Natural gas and related exchange traded funds rebounded Tuesday after a steep sell-off Monday that may have been too bearish.
On Tuesday, the United States Natural Gas Fund (NYSEArca: UNG) increased 4.6%, while the Nymex natural gas futures advanced 7.3% to $2.47 per million British thermal units.
Natural gas prices plunged Monday after European weather models removed over 25 heating degree days from the long-range outlook while the American model backed off the projected demand in the early part of January, FXEmpire reports.

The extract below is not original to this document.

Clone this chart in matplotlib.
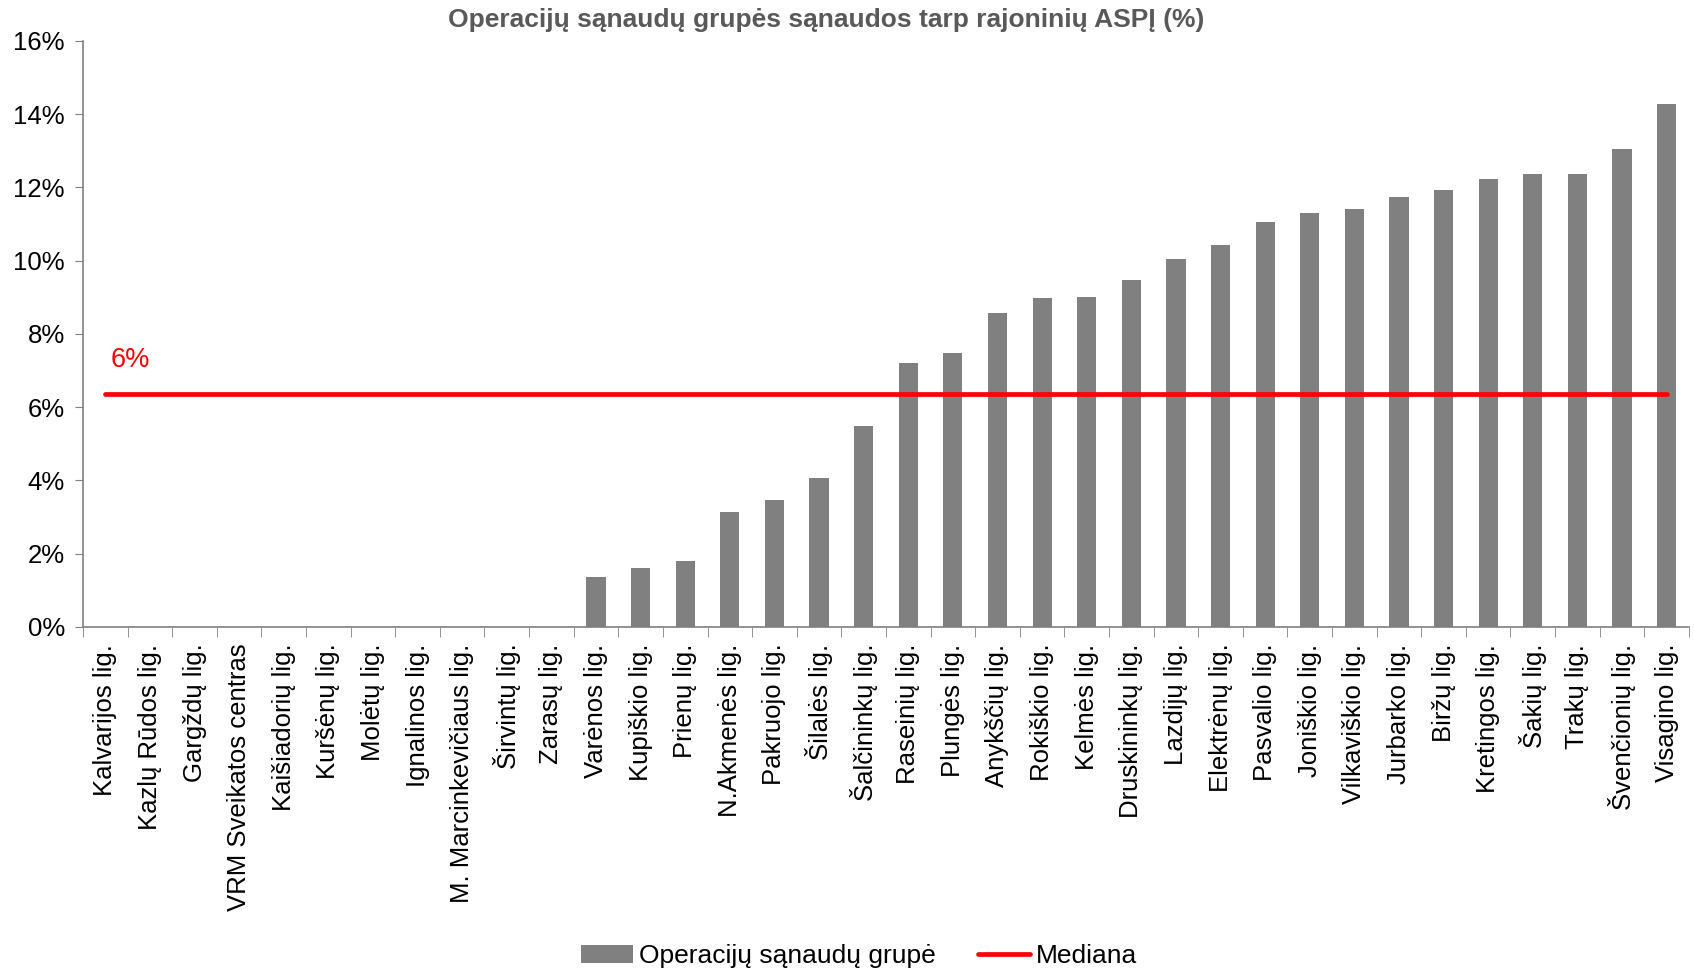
import numpy as np
import matplotlib.pyplot as plt
from matplotlib.ticker import FixedLocator, PercentFormatter

plt.rcParams['font.family'] = ['Liberation Sans', 'DejaVu Sans']

# Hospitals, sorted by share of operating costs (%).
hospitals = [
    "Kalvarijos lig.", "Kazlų Rūdos lig.", "Gargždų lig.", "VRM Sveikatos centras",
    "Kaišiadorių lig.", "Kuršėnų lig.", "Molėtų lig.", "Ignalinos lig.",
    "M. Marcinkevičiaus lig.", "Širvintų lig.", "Zarasų lig.", "Varėnos lig.",
    "Kupiškio lig.", "Prienų lig.", "N.Akmenės lig.", "Pakruojo lig.",
    "Šilalės lig.", "Šalčininkų lig.", "Raseinių lig.", "Plungės lig.",
    "Anykščių lig.", "Rokiškio lig.", "Kelmės lig.", "Druskininkų lig.",
    "Lazdijų lig.", "Elektrėnų lig.", "Pasvalio lig.", "Joniškio lig.",
    "Vilkaviškio lig.", "Jurbarko lig.", "Biržų lig.", "Kretingos lig.",
    "Šakių lig.", "Trakų lig.", "Švenčionių lig.", "Visagino lig.",
]
op_costs = [
    0, 0, 0, 0, 0, 0, 0, 0, 0, 0, 0,
    1.36, 1.62, 1.80, 3.13, 3.48, 4.07, 5.49, 7.21, 7.47,
    8.56, 8.97, 9.00, 9.48, 10.04, 10.43, 11.07, 11.31, 11.42,
    11.73, 11.93, 12.22, 12.37, 12.37, 13.05, 14.27,
]
median_value = 6.37
median_label = "6%"

fig = plt.figure(figsize=(16.94, 9.76), dpi=100)
ax = fig.add_axes([0.049, 0.3576, 0.948, 0.6004])

x = np.arange(len(hospitals))
bars = ax.bar(x, op_costs, width=0.43, color='#808080', label='Operacijų sąnaudų grupė', zorder=2)
line, = ax.plot([x[0], x[-1]], [median_value, median_value], color='#ff0000', linewidth=3.4,
                solid_capstyle='round', label='Mediana', zorder=3)
ax.text(x[0] + 0.12, 7.29, median_label, color='#ff0000', fontsize=19.5, va='center', ha='left')

ax.set_xlim(-0.5, len(hospitals) - 0.5)
ax.set_ylim(0, 16)
ax.set_yticks(np.arange(0, 17, 2))
ax.yaxis.set_major_formatter(PercentFormatter(decimals=0))
ax.set_xticks(x)
ax.set_xticklabels(hospitals, rotation=90, fontsize=18.5)
ax.xaxis.set_minor_locator(FixedLocator(np.arange(-0.5, len(hospitals), 1)))
ax.tick_params(axis='x', which='major', length=0, pad=12)
ax.tick_params(axis='x', which='minor', length=7, color='#808080', direction='out')
ax.tick_params(axis='y', length=6, color='#808080', labelsize=18.5, pad=7)

for side in ['top', 'right']:
    ax.spines[side].set_visible(False)
for side in ['left', 'bottom']:
    ax.spines[side].set_color('#808080')
    ax.spines[side].set_linewidth(1.2)

fig.suptitle("Operacijų sąnaudų grupės sąnaudos tarp rajoninių ASPĮ (%)",
             x=0.488, y=0.992, va='top', fontsize=19, fontweight='bold', color='#595959')

fig.legend([bars, line], ['Operacijų sąnaudų grupė', 'Mediana'], loc='center',
           bbox_to_anchor=(0.507, 0.02), ncol=2, frameon=False, fontsize=19,
           handlelength=2.0, columnspacing=1.6, handletextpad=0.2)

fig.savefig('out.png', dpi=100)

“What makes the coming pattern strongly bearish is the eight-to-15 day period favors mild conditions over most of the U.S. with continued only minor bouts of subfreezing temperatures into the northern U.S.,” according to NatGasWeather.
NatGasWeather projected the period was now “too bearish” and will likely add demand, “although it would need to be a hefty amount” in order to return to a bullish sentiment, which isn’t expected. “We continue to look to January 10-13 as the next best opportunity for more impressive/widespread cold,” the forecaster added.

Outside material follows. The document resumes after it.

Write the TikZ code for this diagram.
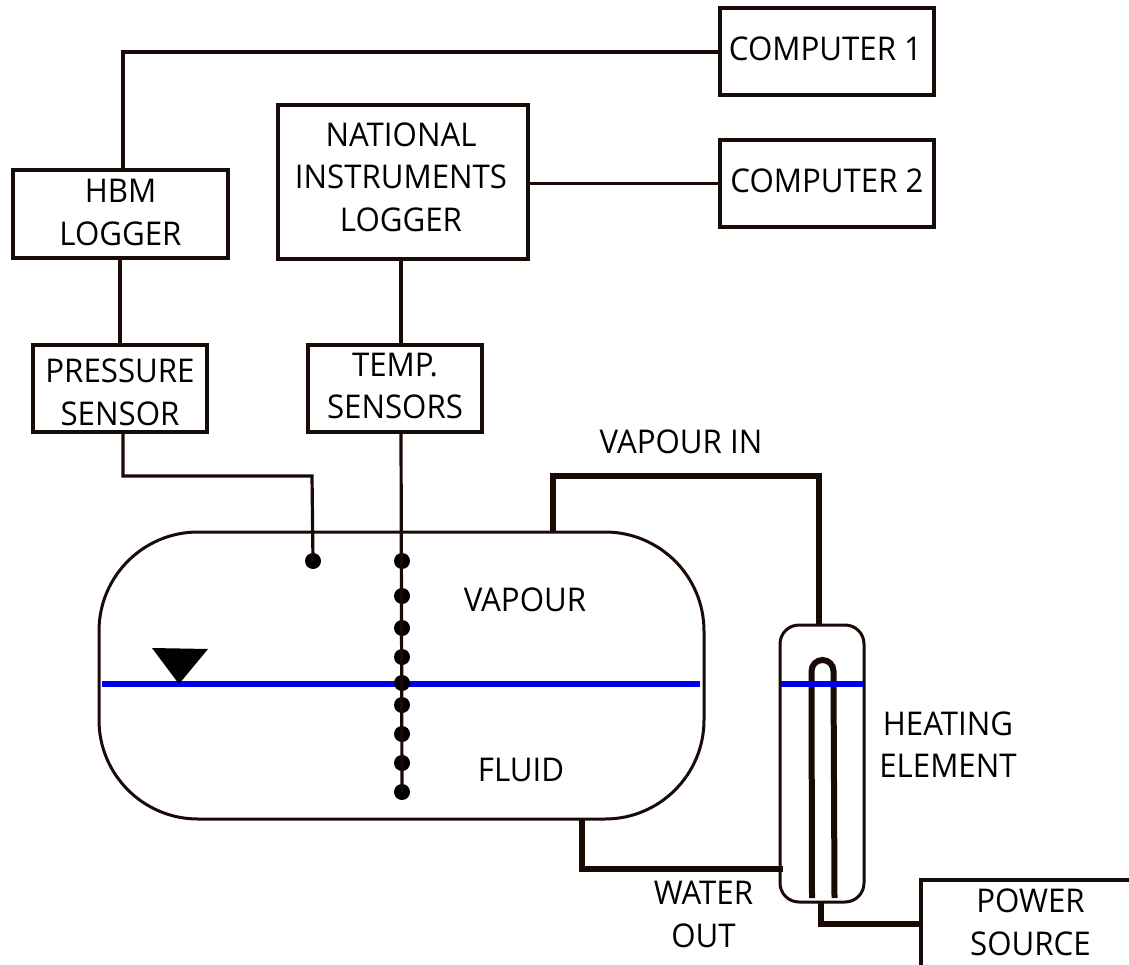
\documentclass[tikz,border=0pt]{standalone}
\usepackage{fontspec}
\setmainfont[FakeStretch=0.955]{Open Sans}
\definecolor{ink}{HTML}{1A0A06}
\definecolor{level}{HTML}{0000F0}
\newcommand{\lab}{\fontsize{32.7}{42.3}\selectfont}
\newcommand{\capsblock}[3]{\raisebox{\dimexpr -9.7pt-(#2pt)\relax}[0pt][0pt]{\kern#1pt\makebox[0pt]{\begin{tabular}[c]{@{}c@{}}#3\end{tabular}}\kern-#1pt}}
\tikzset{
  x=1pt,y=-1pt,
  every node/.style={outer sep=0pt,inner sep=0pt},
  boxnode/.style={draw=ink,line width=3.5pt,fill=white,font=\lab,text=black},
  lab/.style={font=\lab,text=black},
  wire/.style={draw=ink,line width=3.2pt},
  pipe/.style={draw=ink,line width=5.8pt,line join=miter},
  water/.style={draw=level,line width=5.8pt},
  shell/.style={draw=ink,line width=3pt,fill=white},
  sensor/.style={circle,fill=black,minimum size=16pt},
}
\newcommand{\boxat}[8]{\node[boxnode,minimum width=#4 pt-#3 pt,minimum height=#6 pt-#5 pt] (#1) at ({(#3+#4)/2},{(#5+#6)/2}) {\capsblock{#7}{#8}{#2}};}
\newcommand{\labat}[4]{\node[lab] (#1) at (#3,#4) {\capsblock{0}{0}{#2}};}
\begin{document}
\begin{tikzpicture}
\useasboundingbox[fill=white] (0,0) rectangle (1129,965);
% vessel and heater bodies
\node[shell,rounded corners=99pt,minimum width=605pt,minimum height=287pt] (vessel) at (401.5,675.5) {};
\node[shell,rounded corners=19pt,minimum width=84pt,minimum height=277pt] (heater) at (822,763.5) {};
% boxes
\boxat{comp1}{COMPUTER 1}{720}{934}{8}{95}{-1.5}{-3}
\boxat{comp2}{COMPUTER 2}{720}{934}{140}{227}{0}{-3}
\boxat{ni}{NATIONAL\\INSTRUMENTS\\LOGGER}{278}{528}{105}{259}{-2}{-5}
\boxat{hbm}{HBM\\LOGGER}{13}{228}{170}{258}{0}{-1.8}
\boxat{press}{PRESSURE\\SENSOR}{33}{207}{345}{432}{0}{3.5}
\boxat{temp}{TEMP.\\SENSORS}{308}{482}{345}{432}{0}{-2.8}
% water level
\coordinate (wl) at (102,684);
\coordinate (wr) at (700,684);
\coordinate (hl) at (781,684);
\coordinate (hr) at (863,684);
\draw[water] (wl) -- (wr);
\coordinate (marker) at (179,684);
\fill[black] (152,648) -- (208,649) -- (marker) -- cycle;
% sensors
\node[sensor] (ps) at (313,561) {};
\foreach \n/\y in {1/561,2/596,3/628,4/657,5/683,6/705,7/734,8/763,9/792}{
  \node[sensor] (t\n) at (402,\y) {};
}
% signal wires
\coordinate (c1a) at (123,52);
\coordinate (hbmin) at (123,170);
\draw[wire] (comp1.west |- c1a) -- (c1a) -- (hbmin);
\draw[wire] (ni.east |- comp2.west) -- (comp2.west);
\coordinate (hbmo) at (120,258);
\coordinate (prin) at (120,345);
\draw[wire] (hbmo) -- (prin);
\coordinate (nio) at (401,259);
\coordinate (tin) at (401,345);
\draw[wire] (nio) -- (tin);
\coordinate (pra) at (123,432);
\coordinate (prb) at (123,476);
\coordinate (prc) at (312,476);
\draw[wire] (pra) -- (prb) -- (prc) -- (ps.center);
\coordinate (tout) at (401,432);
\draw[wire] (tout) -- (t9.center);
% pipes
\coordinate (vi0) at (553,533);
\coordinate (vi1) at (553,476);
\coordinate (vi2) at (819,476);
\coordinate (vi3) at (819,625);
\draw[pipe] (vi0) -- (vi1) -- (vi2) -- (vi3);
\coordinate (wo0) at (582,819);
\coordinate (wo1) at (582,869);
\coordinate (wo2) at (783,869);
\draw[pipe] (wo0) -- (wo1) -- (wo2);
\coordinate (po0) at (821,902);
\coordinate (po1) at (821,924);
\coordinate (po2) at (921,924);
\draw[pipe] (po0) -- (po1) -- (po2);
% power source open box
\coordinate (pb0) at (1129,880);
\coordinate (pb1) at (921,880);
\coordinate (pb2) at (921,965);
\draw[wire] (pb0) -- (pb1) -- (pb2);
% heating tube
\draw[draw=ink,line width=6pt] (812,898) -- (811.5,671) arc[start angle=180,end angle=0,radius=11pt] -- (834.5,898);
\draw[water] (hl) -- (hr);
% labels
\labat{lvapin}{VAPOUR IN}{681}{442}
\labat{lvap}{VAPOUR}{525}{600}
\labat{lflu}{FLUID}{521}{770}
\labat{lheat}{HEATING\\ELEMENT}{948}{744.5}
\labat{lwat}{WATER\\OUT}{703.5}{914}
\labat{lpow}{POWER\\SOURCE}{1030.5}{922}
\end{tikzpicture}
\end{document}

NatGasWeather saw the move on Monday as “too bearish.”
Bespoke Weather Services stated that until the warmer weather fades, it is difficult to price a bottom. The forecaster still projects a large block in the middle third of January, aided by a strong warming in the polar stratosphere.
Bespoke, though, warned that there is not much risk-to-reward in being bearish in the short term, but it advised caution until the market crosses the January contract’s expiration Tuesday, along with the holiday period. The markets should then see how the balances are cleared of any holiday impact.
Looking out toward the end of January, Bespoke outlined a possible Pacific flow that needs to slow down to send temperatures materially lower.
“That is something that may happen in the back half of the month, enough to at least bring back some variability, but confidence is lower after seeing such a huge model bust over the last several days,” Bespoke added.